Thanks to Loki for flagging this one up: after my complaint that The National does not have enough art coverage, Michael Gray has penned a meditation on the 'ownership' of culture.
After a spot of throat clearing (there are constant arguments about what qualifies to be taught in school or exhibited as public art), he goes on to provide no answer but to summarise the conflict between rapper Loki and the complacent consensus in the Scottish arts.
I thought Loki was challenging the National Collective, not an abstract ideal of the arts establishment.
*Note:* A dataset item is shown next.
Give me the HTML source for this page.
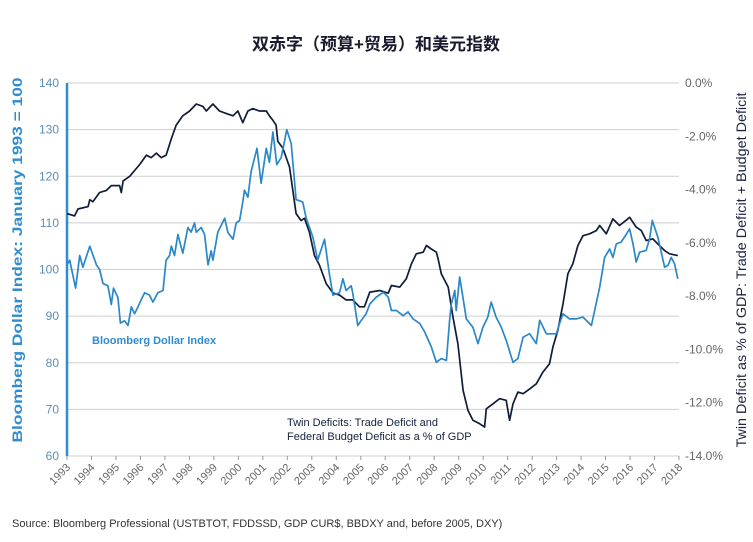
<!DOCTYPE html>
<html><head><meta charset="utf-8">
<style>
body{margin:0;background:#fff;}
svg{display:block;font-family:"Liberation Sans","Noto Sans CJK SC",sans-serif;}
</style></head>
<body>
<svg id="chart" width="753" height="542" viewBox="0 0 753 542">
<text x="376" y="50" text-anchor="middle" font-size="17" font-weight="bold" fill="#1a1a2e">双赤字（预算+贸易）和美元指数</text>
<g id="grid"></g>
<g id="xaxis"></g>
<g id="yleft"></g>
<g id="yright"></g>
<g id="series"></g>
<text transform="translate(22,260) rotate(-90)" text-anchor="middle" font-size="14" font-weight="bold" fill="#2f8ccf" textLength="365" lengthAdjust="spacingAndGlyphs">Bloomberg Dollar Index: January 1993 = 100</text>
<text transform="translate(746,270) rotate(-90)" text-anchor="middle" font-size="14" fill="#1d2440" textLength="355" lengthAdjust="spacingAndGlyphs">Twin Deficit as % of GDP: Trade Deficit + Budget Deficit</text>
<text x="92" y="344" font-size="11" font-weight="bold" fill="#2f8ccf">Bloomberg Dollar Index</text>
<text x="287" y="426" font-size="11" fill="#14213d">Twin Deficits: Trade Deficit and</text>
<text x="287" y="440" font-size="11" fill="#14213d">Federal Budget Deficit as a % of GDP</text>
<text x="12" y="527" font-size="11" fill="#333">Source: Bloomberg Professional (USTBTOT, FDDSSD, GDP CUR$, BBDXY and, before 2005, DXY)</text>
</svg>
<script>
const leftTicks=[140,130,120,110,100,90,80,70,60];
const rightTicks=[0,-2,-4,-6,-8,-10,-12,-14];
const rightTickLabels=["0.0%","-2.0%","-4.0%","-6.0%","-8.0%","-10.0%","-12.0%","-14.0%"];
const years=[1993,1994,1995,1996,1997,1998,1999,2000,2001,2002,2003,2004,2005,2006,2007,2008,2009,2010,2011,2012,2013,2014,2015,2016,2017,2018];
const dollarYears=[1993.0,1993.11,1993.35,1993.52,1993.65,1993.93,1994.2,1994.33,1994.47,1994.67,1994.81,1994.9,1995.08,1995.18,1995.35,1995.49,1995.63,1995.76,1995.9,1996.03,1996.17,1996.37,1996.51,1996.71,1996.92,1997.05,1997.19,1997.26,1997.39,1997.53,1997.73,1997.94,1998.07,1998.21,1998.28,1998.48,1998.62,1998.76,1998.89,1998.96,1999.16,1999.44,1999.57,1999.78,1999.91,2000.05,2000.18,2000.25,2000.39,2000.52,2000.76,2000.93,2001.14,2001.27,2001.41,2001.57,2001.75,2001.98,2002.16,2002.36,2002.63,2002.77,2003.04,2003.24,2003.52,2003.72,2003.86,2004.13,2004.27,2004.4,2004.61,2004.67,2004.88,2005.01,2005.22,2005.37,2005.64,2005.92,2006.12,2006.25,2006.46,2006.73,2006.93,2007.14,2007.41,2007.61,2007.88,2008.09,2008.29,2008.5,2008.63,2008.7,2008.84,2008.9,2009.04,2009.31,2009.58,2009.79,2009.99,2010.19,2010.33,2010.53,2010.74,2010.94,2011.22,2011.42,2011.63,2011.9,2012.17,2012.31,2012.58,2012.78,2012.99,2013.12,2013.26,2013.53,2013.8,2014.08,2014.42,2014.76,2014.96,2015.17,2015.3,2015.44,2015.64,2015.85,2015.98,2016.12,2016.25,2016.39,2016.66,2016.8,2016.91,2017.14,2017.41,2017.55,2017.68,2017.82,2017.95];
const dollarValues=[101,102,96,103,100.5,105,101,100,97,96.5,92.5,96,94,88.5,89,88,92,90.5,92,93.5,95,94.5,93,95,95.5,102,103,105,103,107.5,103.5,109,108,110,108,109,107.5,101,104,102,108,111,108,106.5,110,110.5,114.5,117,115.5,121,126,118.5,126,123,129.5,122.5,124,130,127,115,114.5,111,107,102,106.5,99,94.5,95,98,95.5,96.5,95,88,89,90.5,92.6,94.1,95.1,94.1,91.2,91.2,90.1,90.9,89.4,88.4,86.6,83.4,80.1,80.9,80.5,89.1,92.6,95.5,91.2,98.4,89.4,87.6,84.1,87.6,89.8,93.0,89.8,87.6,84.8,80.1,80.9,85.5,86.2,84.1,89.1,86.2,86.2,86.2,88.4,90.5,89.4,89.4,89.8,88.0,96.2,102.6,104.4,102.6,105.5,105.9,107.6,108.7,105.5,101.6,103.7,104.1,106.6,110.5,106.9,100.5,100.9,102.6,101.2,98.0];
const deficitYears=[1993.0,1993.31,1993.45,1993.86,1993.93,1994.06,1994.33,1994.61,1994.81,1995.15,1995.22,1995.29,1995.56,1995.97,1996.24,1996.44,1996.65,1996.85,1997.05,1997.26,1997.46,1997.73,1998.01,1998.28,1998.55,1998.69,1998.96,1999.23,1999.5,1999.78,1999.98,2000.18,2000.39,2000.59,2000.86,2001.14,2001.27,2001.41,2001.54,2001.61,2001.82,2002.09,2002.36,2002.56,2002.7,2002.9,2003.11,2003.31,2003.59,2003.86,2004.13,2004.4,2004.67,2004.95,2005.15,2005.37,2005.78,2006.12,2006.25,2006.59,2006.86,2007.07,2007.27,2007.55,2007.68,2007.88,2008.09,2008.16,2008.29,2008.57,2008.77,2008.97,2009.18,2009.38,2009.58,2009.86,2010.06,2010.13,2010.4,2010.67,2010.94,2011.08,2011.22,2011.42,2011.63,2011.9,2012.17,2012.44,2012.71,2012.85,2013.05,2013.26,2013.46,2013.66,2013.87,2014.08,2014.35,2014.62,2014.76,2015.03,2015.3,2015.57,2015.91,2015.98,2016.25,2016.46,2016.66,2016.93,2017.2,2017.41,2017.61,2017.95];
const deficitValues=[-4.9,-4.99,-4.73,-4.64,-4.38,-4.46,-4.11,-4.03,-3.85,-3.85,-4.11,-3.68,-3.5,-3.06,-2.71,-2.8,-2.63,-2.8,-2.71,-2.1,-1.58,-1.23,-1.05,-0.79,-0.88,-1.05,-0.79,-1.05,-1.14,-1.23,-1.05,-1.49,-1.05,-0.96,-1.05,-1.05,-1.23,-1.4,-1.58,-2.19,-2.45,-3.15,-4.9,-5.16,-5.08,-5.6,-6.48,-6.83,-7.53,-7.88,-7.96,-8.14,-8.14,-8.4,-8.4,-7.85,-7.79,-7.89,-7.6,-7.66,-7.35,-6.79,-6.41,-6.35,-6.1,-6.23,-6.35,-6.6,-7.16,-7.66,-8.79,-9.79,-11.54,-12.29,-12.66,-12.79,-12.91,-12.23,-12.04,-11.85,-11.91,-12.66,-12.04,-11.6,-11.66,-11.48,-11.29,-10.85,-10.54,-9.91,-9.29,-8.29,-7.16,-6.79,-6.1,-5.73,-5.66,-5.54,-5.35,-5.66,-5.1,-5.35,-5.1,-5.04,-5.41,-5.54,-5.91,-5.85,-6.1,-6.29,-6.41,-6.48];

const NS="http://www.w3.org/2000/svg";
const X0=67,X1=679,Y0=83,Y1=456;
const xS=y=>X0+(y-1993)/(2018-1993)*(X1-X0);
const yL=v=>Y0+(140-v)/80*(Y1-Y0);
const yR=p=>Y0+(0-p)/14*(Y1-Y0);
function mk(tag,attrs,parent){const e=document.createElementNS(NS,tag);for(const k in attrs)e.setAttribute(k,attrs[k]);parent.appendChild(e);return e;}
const grid=document.getElementById('grid'),xa=document.getElementById('xaxis'),yl=document.getElementById('yleft'),yr=document.getElementById('yright'),ser=document.getElementById('series');
leftTicks.forEach(v=>{
  const l=mk('line',{x1:X0,x2:X1,y1:yL(v),y2:yL(v),stroke:'#cfcfcf','stroke-width':1},grid);
  
  
  const t=mk('text',{x:X0-8,y:yL(v)+4,'text-anchor':'end','font-size':12,fill:'#5b8fb8'},yl);
  t.textContent=v;
  
  
});
rightTicks.forEach((p,i)=>{
  const t=mk('text',{x:X1+6,y:yR(p)+4,'font-size':12,fill:'#666'},yr);
  t.textContent=rightTickLabels[i];
  
  
});
const ax=mk('line',{x1:X0,x2:X0,y1:Y0,y2:Y1,stroke:'#2f8ccf','stroke-width':2.5},yl);


years.forEach(y=>{
  const x=xS(y);
  const tk=mk('line',{x1:x,x2:x,y1:Y1,y2:Y1+4,stroke:'#999','stroke-width':1},xa);
  
  
  const t=mk('text',{transform:`translate(${x+4},${Y1+12}) rotate(-45)`,'text-anchor':'end','font-size':11,fill:'#666'},xa);
  t.textContent=y;
  
  
});
function path(xs,vs,fy,color,name){
  const d=xs.map((y,i)=>(i?'L':'M')+xS(y).toFixed(1)+' '+fy(vs[i]).toFixed(1)).join(' ');
  const p=mk('path',{d:d,fill:'none',stroke:color,'stroke-width':1.7,'stroke-linejoin':'round'},ser);
  
  
}
path(deficitYears,deficitValues,yR,'#111c38','twin-deficit-line');
path(dollarYears,dollarValues,yL,'#2a88c8','dollar-index-line');
</script>
</body></html>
I do hope this euphemistic use of language isn't an attempt to make the particular abstract, avoiding the very specific critiques that Loki made, and protecting a collective that, actually, is not a collective.
More interestingly, Gray notes that:
The official arts, Tom Leonard argued, presents a narrow selection of works based on status, power and control.
And Loki added this trenchant comment:
Culture and media, he said, “functions as a safety valve to dissuade any meaningful critical investigation of the world we live in”.
Frankly, the rest of the article wanders around the point, observing that working class voices are often excluded, and that a consensus is built around what appear to be progressive politics, but still use the language and format of the established 'high culture'.
I'd add that any art that has state funding will have made some compromise within the parameters of what is acceptable to the funding body - as such, art can become an expression of a cultural norm, defined by the state.
It would be good if the debate between Loki and National Collective could be widened, to examine the underpinnings of the cultural industry. But this article is not enough. More like this, please.